Friday, March 28, 2008

my home ghost

It’s a really bad sign when you can’t enjoy the one thing that has always cheered you up.

Whenever I reach That Point – when I can break out in tears, turn to pyromania and/or slice various things, living or otherwise, that fall upon my path – a nice meal, on my own, always seem to keep me away from your evening news. Yes, glorious, life-saving, food.

But as I took a bite of that wonderfully baked garlic champignons with spinach and cheese à la raclette, tears welled up. And not just because I had burned my tongue.

“How izcit?”, the very pretty French waitress asked me in broken English. I nodded as I squinted one eye (the teary one) and tried to create an air passage to ease the burn in my mouth, and created instead a burn in my throat (because it's impolite to eat with your mouth open, especially when someone is talking to you.) Seemingly satisfied to make her customers painfully pleased, she walked away and seated a loud couple a few tables away from mine.

He’d enjoy this, I couldn’t help thinking to myself.

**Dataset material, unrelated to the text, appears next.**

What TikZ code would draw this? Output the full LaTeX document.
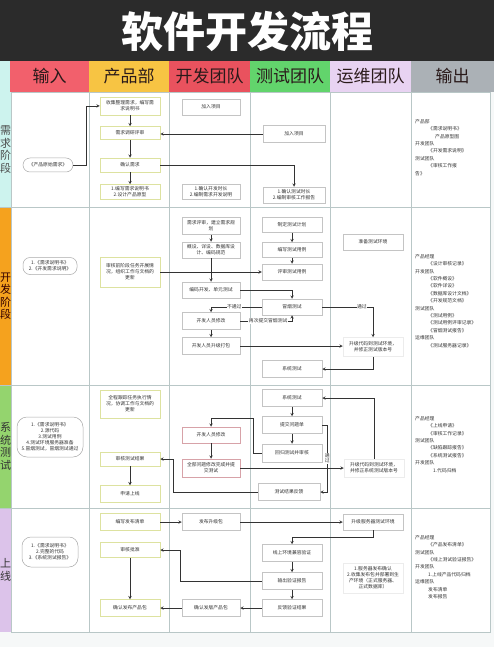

From where I sat, I couldn’t tell what my new fellow diners looked like but they sounded slightly, for lack of a more flattering word, pudgy. There was weight and heaviness to their tone - hoarse and tired, for all the volume exuberated. Their cheerful chit-chat quickly turned to growing resentment as my steak, perfectly rare, with frites & watercress, was presented before my hopeful hunger. “I know you don’t like them, but they’re still my family!...”, the lady spoke out, so defensively, I turned my head. She had curly hair. “And there’s no need for you to be so rude! Especially in front of me!”, she continued.

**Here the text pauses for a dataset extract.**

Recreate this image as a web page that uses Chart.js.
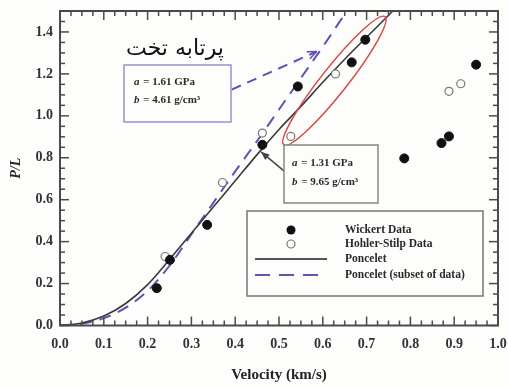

So some couples have more serious issues....

Still, the thought didn’t help me enjoy as I could this 7oz of juicy dead meat, the sweetness of which hasn’t melted in my mouth in months. Bastard. Because as I sat there, sipping the nice glass of red and guiltily amusing myself in eavesdropping, I know he is at home, sulking in his bowl of homemade fried rice. And though his fried rice is pretty good, somehow indulging an overpriced meal out without him, in spite of him, just doesn’t seem fair. Even if he started it. And slammed the door behind me when I continued.

“Fucking bastard”, the pudgy-sounding man shouted in tandem, but unrelated, with my head. He then mumbled something underneath his breath, quite angrily I noted, and shuffled loudly various things, the salt and pepper grinder probably, on the table. “And that’s how you speak of my family…”, surly curly lady sadly pointed out. An icy silence ensued, interrupted only intermittently by the restaurant manager asking the pretty French waitress to clean up just as the last customers left so they could all leave sooner, to which she replied ‘it donne madderre to mi - shure, but it donne madderre eder wé…’.

It doesn’t matter indeed.

I finished my steak, satiated, asked for the dessert card but didn’t order any. “I’m just going to finish my wine, thank you”.

I just wanted to go home. Wherever that was.